Липоксай Ягы говорил об том столь спокойно, ровно, будто и не было ночного прихода Стыня. Не было повеления улетать и оставить, без возможности
Слыша попеременно возникающие внутри головы шумы, в основном скрежет и хруст, старший жрец не смел, ослушаться веления Бога Стыня и молчал. Тем не менее в глубинах своего внутреннего я, которое люди зовут душой, решил, что достигнув брега Белого моря, непременно, с голубиной почтой, отошлет иным вещунам соседних волостей весть о приближение катаклизма. Посему велел Таиславу взять в полет необходимое количество голубей. Несомненно, Мерику, нынче приглядывающему за Липоксай Ягы, те самые замыслы были слышны, но поколь они его не волновали, а значит, вещун мог спокойно их переварить в себе, надеясь, что они не дойдут до Бога. Впрочем, старший жрец зря надеялся, так как те надежды расходились с замыслами Зиждителей… определенных Зиждителей, которым Родитель велел совершить катаклизм… Катаклизм… гибель людей и все это лишь для того, чтобы набрался надобного сияния бесценный Крушец… Крушец, не Еси, основа этой планеты… этой системы, Галактики и всего Всевышнего.

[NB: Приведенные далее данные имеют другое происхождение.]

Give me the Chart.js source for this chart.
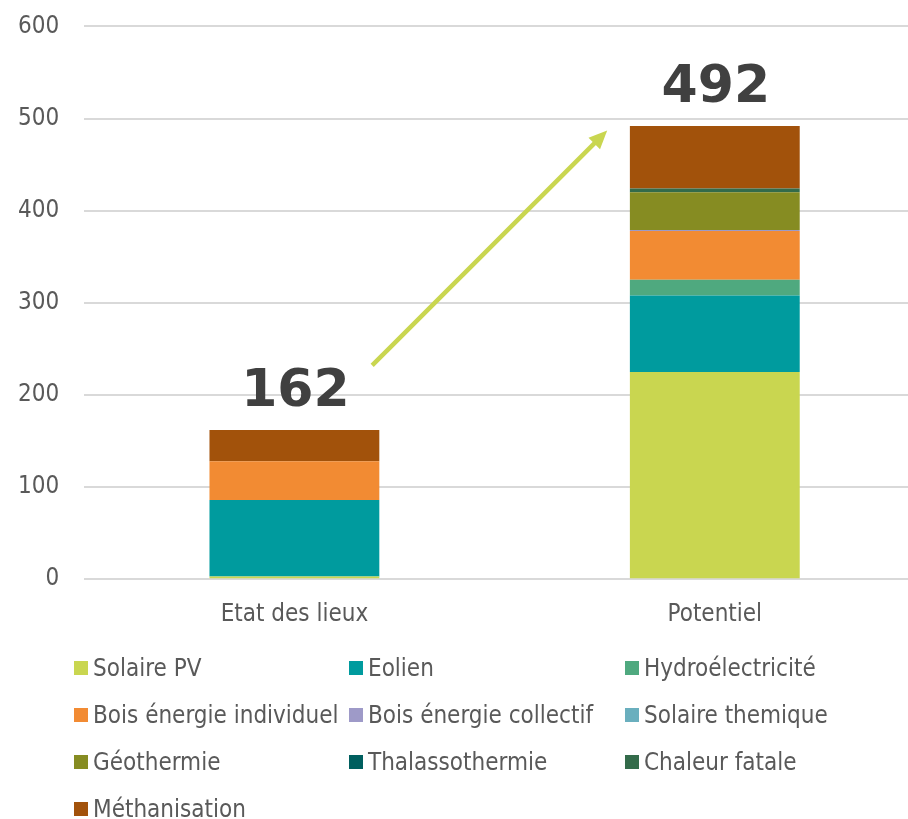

– Так значит все хорошо? – переспросила Есислава старшего жреца и получила от него благодушный кивок.
Днесь за девушкой не приглядывал Лег-хранитель. По условиям соперничества было воспрещено приставлять к лучице вообще каких-либо существ, оные при таковом определении незамедлительно уничтожались Родителем. Конечно, не самим Родителем, а присланным им особым творением, называемом Сирин-создание, каковое теперь следило за прохождением соперничества, и передавало информацию, в общем, о человеческой плоти на него. Сейчас, Сирин-создание выступало судьей, стражем Закона Бытия. Оно не оберегало жизнь девушки, не могло ей помочь иль передать о состоянии, тревогах лучицы. Сирин-создание сообщало Родителю только о физическом состоянии плоти, чтобы не допустить ее гибели. Потому все, что переживали Еси и Крушец, Зиждителями не воспринималось… На их тревоги, кои могли выразиться во снах или напряженности не мог прореагировать даже Родитель, и как таковая связь сберегалась только за счет зова лучицы, или рефлекторного отзыва Сирин-создания.

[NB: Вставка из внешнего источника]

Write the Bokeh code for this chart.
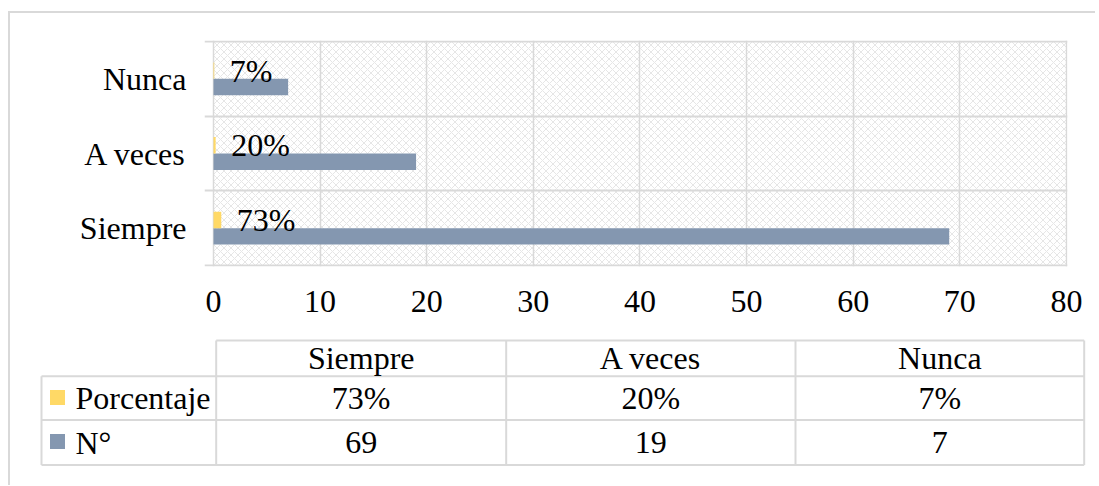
from bokeh.plotting import figure
from bokeh.models import Range1d, FactorRange, FixedTicker, ColumnDataSource
from bokeh.transform import dodge
from bokeh.layouts import column
from bokeh.core.properties import value
from bokeh.embed import file_html
from bokeh.resources import INLINE

# ---------------- data ----------------
categories = ["Siempre", "A veces", "Nunca"]
porcentaje = [0.73, 0.20, 0.07]
n_values = [69, 19, 7]
series_names = ["Porcentaje", "N°"]
x_ticks = [0, 10, 20, 30, 40, 50, 60, 70, 80]

# ---------------- style ----------------
YELLOW = "#FFD966"
SLATE = "#8497B0"
GRID = "#D9D9D9"
FONT = "Liberation Serif"
FS = "32px"
TXT = "#000000"

pct_labels = [f"{round(v * 100)}%" for v in porcentaje]
n_labels = [str(v) for v in n_values]

src = ColumnDataSource(dict(cat=categories, pct=porcentaje, n=n_values, lab=pct_labels))

# ---------------- chart ----------------
p1 = figure(width=1085, height=317,
            y_range=FactorRange(factors=categories, range_padding=0.009),
            x_range=Range1d(-0.844, 80.094),
            output_backend="svg", toolbar_location=None,
            min_border_left=194, min_border_right=28,
            min_border_top=27, min_border_bottom=64)
p1.outline_line_color = None
p1.background_fill_color = "white"
p1.border_fill_color = "white"

# patterned plot area
p1.quad(left=0, right=80, bottom=0, top=3, fill_color="white",
        hatch_pattern="x", hatch_color="#E6E6E6", hatch_scale=7, hatch_weight=1,
        line_color=None, level="image")

p1.xaxis.ticker = FixedTicker(ticks=x_ticks)
p1.xgrid.grid_line_color = GRID
p1.xgrid.grid_line_width = 1.5
p1.ygrid.visible = False
p1.hspan(y=[0, 1, 2, 3], line_color=GRID, line_width=2)

for ax in (p1.xaxis[0], p1.yaxis[0]):
    ax.axis_line_color = None
    ax.major_tick_line_color = None
    ax.minor_tick_line_color = None
    ax.major_label_text_font = FONT
    ax.major_label_text_font_size = FS
    ax.major_label_text_color = TXT
    ax.major_label_standoff = 18
p1.yaxis[0].major_label_standoff = 12

p1.hbar(y=dodge("cat", -0.11, range=p1.y_range), left=0, right="n", height=0.22,
        fill_color=SLATE, line_color=None, source=src)
p1.hbar(y=dodge("cat", 0.11, range=p1.y_range), left=0, right="pct", height=0.22,
        fill_color=YELLOW, line_color=None, source=src)
p1.text(x="pct", y=dodge("cat", 0.11, range=p1.y_range), text="lab", x_offset=15.5,
        text_align="left", text_baseline="middle", text_font=value(FONT),
        text_font_size=value(FS), text_color=TXT, source=src)

# ---------------- data table ----------------
p2 = figure(width=1085, height=155, x_range=Range1d(10, 1095), y_range=Range1d(485, 330),
            output_backend="svg", toolbar_location=None, min_border=0)
p2.axis.visible = False
p2.xgrid.visible = False
p2.ygrid.visible = False
p2.outline_line_color = None
p2.background_fill_color = "white"
p2.border_fill_color = "white"

for fig in (p1, p2):
    try:
        fig.frame_align = False
    except Exception:
        pass

col_edges = [215.7, 505.7, 795.0, 1083.7]
legend_left = 41.0
row_edges = [340.0, 375.7, 419.5, 464.5]
col_centers = [(col_edges[i] + col_edges[i + 1]) / 2 for i in range(3)]
row_centers = [(row_edges[i] + row_edges[i + 1]) / 2 for i in range(3)]

hx0 = [col_edges[0]] + [legend_left] * 3
hx1 = [col_edges[-1]] * 4
p2.segment(x0=hx0, x1=hx1, y0=row_edges, y1=row_edges, line_color=GRID, line_width=2)
vx = [legend_left] + col_edges
vy0 = [row_edges[1]] + [row_edges[0]] * 4
vy1 = [row_edges[-1]] * 5
p2.segment(x0=vx, x1=vx, y0=vy0, y1=vy1, line_color=GRID, line_width=2)

tkw = dict(text_align="center", text_baseline="middle", text_font=value(FONT),
           text_font_size=value(FS), text_color=TXT)
p2.text(x=col_centers, y=[row_centers[0]] * 3, text=categories, **tkw)
p2.text(x=col_centers, y=[row_centers[1]] * 3, text=pct_labels, **tkw)
p2.text(x=col_centers, y=[row_centers[2]] * 3, text=n_labels, **tkw)

p2.rect(x=[57, 57], y=[397, 441], width=15, height=15,
        fill_color=[YELLOW, SLATE], line_color=None)
p2.text(x=[75, 75], y=[row_centers[1], row_centers[2]], text=series_names,
        text_align="left", text_baseline="middle", text_font=value(FONT),
        text_font_size=value(FS), text_color=TXT)

layout = column(p1, p2, styles={"border-top": "2px solid #D9D9D9",
                                "border-left": "2px solid #D9D9D9",
                                "margin-top": "11px",
                                "margin-left": "8px"})

open("out.html", "w").write(file_html(layout, INLINE))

– Все хорошо, моя душа, – полюбовно отозвался Липоксай Ягы, стараясь если не кивком, то собственным ответом успокоить, явно обеспокоенную юницу.
Он медлительно поднялся со стула и обойдя стол, приблизился к девушке, стоящей там же, где нонешней ночью в густых золотых испарениях располагался Бог Стынь, и нежно прижал к ее себе. Есислава, достающая Липоксай Ягы почитай до плеча, ласково заглянула ему в лицо, словно стараясь прочитать его мысли, и чуть слышно вздохнув, легохонько просияла улыбкой, вероятно смирившись с тем, что те способности не в ее власти.